The 2012 – 2017 MOU operated on the basis of projected revenue and a subsequent “player pool” of income for players. There is also an adjustment ledger for extra income for players if (actual) revenue exceeds projected levels, to be paid at the end of the MOU. Players were entitled to receive an additional $58 million. This was to be shared between all male players, whether Australian contract, state or Big Bash (Twenty/20), on a pro rata basis. Female players were not covered by the MOU, being employed under a separate agreement, and not entitled to any adjustment ledger payments. The willingness of CA to meet its “obligations” of $58 million under the adjustment ledger became a major sticking point in the dispute.
In October 2014, CA appointed David Peever, a former managing director of Rio Tinto Australia as its Chairman. He was the first person with a non-state cricket association background to fill such a position. According to the The New Daily, at a Perth Mining conference in 2012 he said industrial relations should be based on “direct engagement between companies and employees” without interference from “the competing agenda of a third party to extend its reach into areas best left to management”.  Peever appointed a number of people with Rio Tinto and other “high level” corporate connections to CA.
Following the lockout Peever published an article where he expressed his outrage at the stance adopted by the ACA. He said
The suggestion that CA’s push to modify the player payments model has nothing to do with genuine issues facing the game is an insult to everyone involved at CA, including other members of the Board…the State and Territory Associations who understand and support the need for change…and all those…with messages of support because they see first-hand the chronic underfunding of the game at the grassroots level, in particular junior cricket…CA has put what in any normal circumstances would be regarded as a very generous offer on the table…The ACA has responded by not only rejecting that proposal (and recent concessions) out of hand, but by launching a campaign of such sustained ferocity that anyone could be forgiven for thinking that CA was proposing the reintroduction of slavery rather than healthy pay rises.
The ACA appointed Alistair Nicholson as its CEO in September 2014. He had played over 100 games with the Melbourne Club in the Australian Football League (AFL) from 1997 to 2006. Upon retiring he had pursued a career with a sports consultancy firm before being appointed to the ACA. He replaced Paul Marsh who had moved to the Australian Football League Players’ Association (AFLPA) to secure a revenue sharing model as operated in Australian Cricket.
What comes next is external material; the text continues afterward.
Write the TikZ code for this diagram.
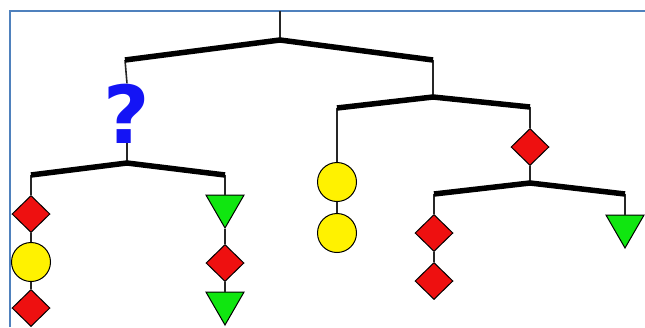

The payment model used in the AFL was based on a salary cap of a specified monetary amount. In June 2017 the AFL and AFLPA entered into an agreement where players would receive a 28 per cent share of player generated revenue.
The ACA called on the services of Greg Combet, a former Secretary of the Australian Council of Trade Unions (2000-2007), a former Member of the National Parliament and a Minister in the Rudd and Gillard Labor governments from 2007 to 2013. He came to prominence in co-ordinating a campaign that resisted an attempt by the Howard Liberal National Parties coalition government to deunionise the Australian waterfront in 1998.
A BARRAGE OF BUMPERS: CRICKET AUSTRALIA’S APPROACH
CA decided to employ an aggressive approach in its dealings with the ACA. It sought to bypass the ACA and negotiate with players individually. This process began in December 2016 when it cancelled a scheduled meeting with the ACA because of what it regarded as an over reaction and a sign of bad faith by the ACA when it asked female players if they intended to get pregnant before signing contracts for a forthcoming tournament. The matter was referred to the Fair Work Ombudsman. Its website states that pregnancy is an attribute protected from discrimination at work. The CA claimed that it had “legal advice it can submit to the Fair Work Ombudsman today that recommends that its policy – insisting women confidentially disclose pregnancy for health and safety purposes – is in abidance with employment law and would only constitute discrimination if it were abused.” However, subsequent contracts with female players did not include such a clause.
In subsequent meetings, CA maintained its hard line with the ACA. It refused to provide projections of future revenue as per previous MOUs. When the ACA complained about this or other matters CA accused it of negotiating in bad faith. When the ACA sought mediation, per the MOU, CA retorted there was no need to do so given ACA’s failure to participate in meaningful negotiations. Without having reached an agreement with the ACA, CA approached leading Australian contracted (Test) players with the offer of three-year deals that precluded them from playing in the Indian Premier League (IPL). Players approached the ACA who advised them to not sign any contracts until a MOU had been completed. Players did not like the prospect of losing out on “lucrative” income available from the IPL.
In March 2017, CA announced details of its offer to players. Female international players’ would have their average income for the next season increased from $80,000 to $179,000 (anticipated to be $210,000 by 2021). The average income of domestic female players would increase from $22,000 in 2016/17 to $52,000 in 2017/18. As of July 2017, the Fair Work Commission national minimum adult wage is $694.90 a week, or $36,135 per annum. The average retainers for male international players would increase from $703,000 to $810,000, with an average of $1.45 million by 20122; and for domestic players it would increase from $199,000 in 2016/17 to $235,000 in 2021/22. Total payments over the next five years for both male and female players would be $419 million.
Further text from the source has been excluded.